Flexibilidade: verdadeiro modo de usar
Paulo Guinote - Educare
Um ambiente em que não se sabe a que momento se pode ir para casa, individualmente, em grupo ou colectivamente, nem que ferramentas será possível usar de modo a alcançar o maior número de alunos, em que as promessas governamentais de um Plano de Transição Digital ainda não passaram das negociações com operadoras de modo a que todas fiquem felizes, é um ambiente em que se é “flexível”, quer se queira ou não.
A “flexibilidade” é um dos pilares da trindade (com a “autonomia” e a “inclusão”) que o actual poder na Educação ergueu perante todos nós para pública adoração colectiva, apresentando-a como a solução para todas as disfunções e “inconseguimentos” do nosso sistema educativo.
Multiplicaram-se (e ainda se multiplicam) as formações replicadas de uma matriz colhida em obras e autores das últimas décadas do século XX. O que, por si só, não é defeito, mas apenas uma visão muito nascida do seu contexto, com boas potencialidades, mas que não foi concebida para os tempos em que vivemos.
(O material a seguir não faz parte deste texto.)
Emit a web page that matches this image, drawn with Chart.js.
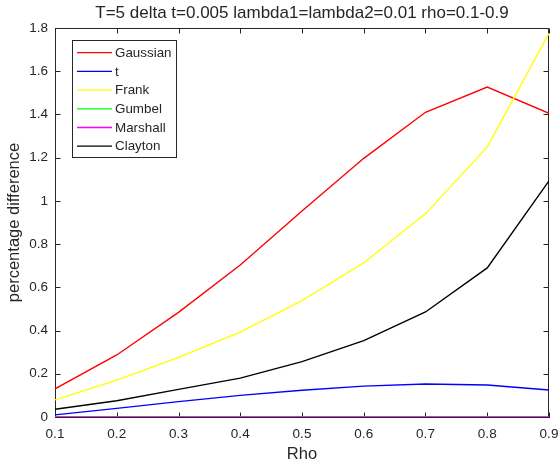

Que estão a colocar à prova quase todas as teorizações e previsões acerca do que se imaginava que o século XXI seria. Porque foram pensadas para contextos de estabilidade, mesmo quando se afirmava que os tempos eram de “incerteza” ou “insegurança”. Mas estava-se a pensar em toda uma outra coisa.
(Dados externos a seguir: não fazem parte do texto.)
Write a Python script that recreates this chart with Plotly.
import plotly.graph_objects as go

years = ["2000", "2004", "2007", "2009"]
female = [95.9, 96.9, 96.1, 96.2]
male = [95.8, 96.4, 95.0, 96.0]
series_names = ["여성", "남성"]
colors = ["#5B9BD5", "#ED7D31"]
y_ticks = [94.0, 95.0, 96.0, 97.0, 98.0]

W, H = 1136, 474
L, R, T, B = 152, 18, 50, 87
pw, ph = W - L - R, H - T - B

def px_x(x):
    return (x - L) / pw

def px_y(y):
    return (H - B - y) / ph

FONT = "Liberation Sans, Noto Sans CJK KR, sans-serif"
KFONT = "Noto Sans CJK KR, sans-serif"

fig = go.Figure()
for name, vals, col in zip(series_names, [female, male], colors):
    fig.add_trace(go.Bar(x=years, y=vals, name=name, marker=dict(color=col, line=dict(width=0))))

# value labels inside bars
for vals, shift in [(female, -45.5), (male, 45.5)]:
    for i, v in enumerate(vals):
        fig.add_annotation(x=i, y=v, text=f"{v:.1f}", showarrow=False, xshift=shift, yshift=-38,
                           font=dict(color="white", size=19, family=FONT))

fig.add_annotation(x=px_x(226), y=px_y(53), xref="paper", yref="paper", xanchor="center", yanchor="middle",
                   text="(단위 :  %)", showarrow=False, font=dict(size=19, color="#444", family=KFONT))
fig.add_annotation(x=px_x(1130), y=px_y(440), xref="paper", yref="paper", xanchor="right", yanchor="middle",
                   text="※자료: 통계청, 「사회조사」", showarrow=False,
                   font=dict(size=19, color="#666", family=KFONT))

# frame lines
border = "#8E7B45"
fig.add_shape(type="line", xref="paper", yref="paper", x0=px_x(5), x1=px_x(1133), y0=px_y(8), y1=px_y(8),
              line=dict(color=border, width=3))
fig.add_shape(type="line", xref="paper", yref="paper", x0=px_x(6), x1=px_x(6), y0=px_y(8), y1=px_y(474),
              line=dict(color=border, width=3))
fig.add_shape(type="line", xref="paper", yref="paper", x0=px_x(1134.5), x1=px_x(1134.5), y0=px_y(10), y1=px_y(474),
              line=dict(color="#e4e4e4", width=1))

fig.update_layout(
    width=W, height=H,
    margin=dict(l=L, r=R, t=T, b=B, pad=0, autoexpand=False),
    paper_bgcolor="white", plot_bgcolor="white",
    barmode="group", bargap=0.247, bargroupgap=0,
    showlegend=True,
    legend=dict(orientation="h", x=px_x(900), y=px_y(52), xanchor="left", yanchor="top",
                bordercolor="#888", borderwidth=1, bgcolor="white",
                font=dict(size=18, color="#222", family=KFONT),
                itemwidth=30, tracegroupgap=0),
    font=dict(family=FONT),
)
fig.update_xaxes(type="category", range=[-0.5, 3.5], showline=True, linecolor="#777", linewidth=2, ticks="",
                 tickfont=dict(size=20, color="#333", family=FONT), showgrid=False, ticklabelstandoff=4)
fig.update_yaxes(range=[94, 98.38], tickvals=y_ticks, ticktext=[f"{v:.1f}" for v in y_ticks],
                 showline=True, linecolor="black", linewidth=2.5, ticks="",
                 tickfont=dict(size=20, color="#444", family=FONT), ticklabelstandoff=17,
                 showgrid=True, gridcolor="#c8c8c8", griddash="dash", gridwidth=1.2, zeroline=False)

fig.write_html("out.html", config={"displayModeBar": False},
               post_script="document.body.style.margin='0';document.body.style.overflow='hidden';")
Mesmo nas mais extremas excitações de antecipação tecnológica – as que se distinguem por repetir muito lugares-comuns como “esta escola já não serve”, “a escola que temos ainda é a do século XIX” ou “é necessário um novo paradigma” - não se previu que poderíamos, em poucos meses ou até semanas, ver toda e qualquer segurança ameaçada e ter de adaptar todo o modelo de ensino (velho ou novo) a um contexto de pandemia, inicialmente com encerramento de escolas e em seguida com uma espécie de manta de retalhos, em que, entre quarentenas, isolamentos e afins, há professores, alunos ou turmas em casa, por dias ou semanas, sendo necessário repensar toda a forma de assegurar as aprendizagens, de proximidade ou à distância, tornando irrelevantes obsessões algo fetichistas de planificações a médio ou longo prazo ou descritores de desempenho.
Um ambiente em que não se sabe a que momento se pode ir para casa, individualmente, em grupo ou colectivamente, nem que ferramentas será possível usar de modo a alcançar o maior número de alunos, em que as promessas governamentais de um Plano de Transição Digital ainda não passaram das negociações com operadoras de modo a que todas fiquem felizes, é um ambiente em que se é “flexível”, quer se queira ou não.
Repare-se que mesmo a decisão de fazer duas “pontes” nos feriados do início de Dezembro tem implicações práticas nas actividades planeadas pelos docentes. Que não podem ficar agarrados a modelos (arcaicos ou futurísticos) que assentem em dogmas e fés inabaláveis como é o caso do texto fundador a que chamaram “Perfil”, como se estivesse gravado em pedra em verbo Divino.
Os professores estão a enfrentar um desafio que ninguém previu, nem as mentes mais iluminadas em todas as suas conceptualizações do que seria “o ensino no século XXI”; nem sequer as daqueles que em Março achavam que tudo iria terminar em bem, só porque assim eles achavam; ou as dos que anunciaram um Setembro em alegre desconfinamento. Estavam errados, nuns casos por ser mesmo impossível prever a realidade na sua imensa diversidade, em outros porque se agarraram às suas crenças como se fossem as únicas possíveis de conceber.
Os professores estão, todos os dias, a enfrentar a necessidade de “flexibilizarem” a que nenhuma formação por encomenda dá resposta cabal. Porque grande parte dessas formações são a antítese de “flexibilidade”, pois cristalizaram nas suas fórmulas.
Estes são tempos em que a flexibilidade é redefinida todos os dias. No terreno.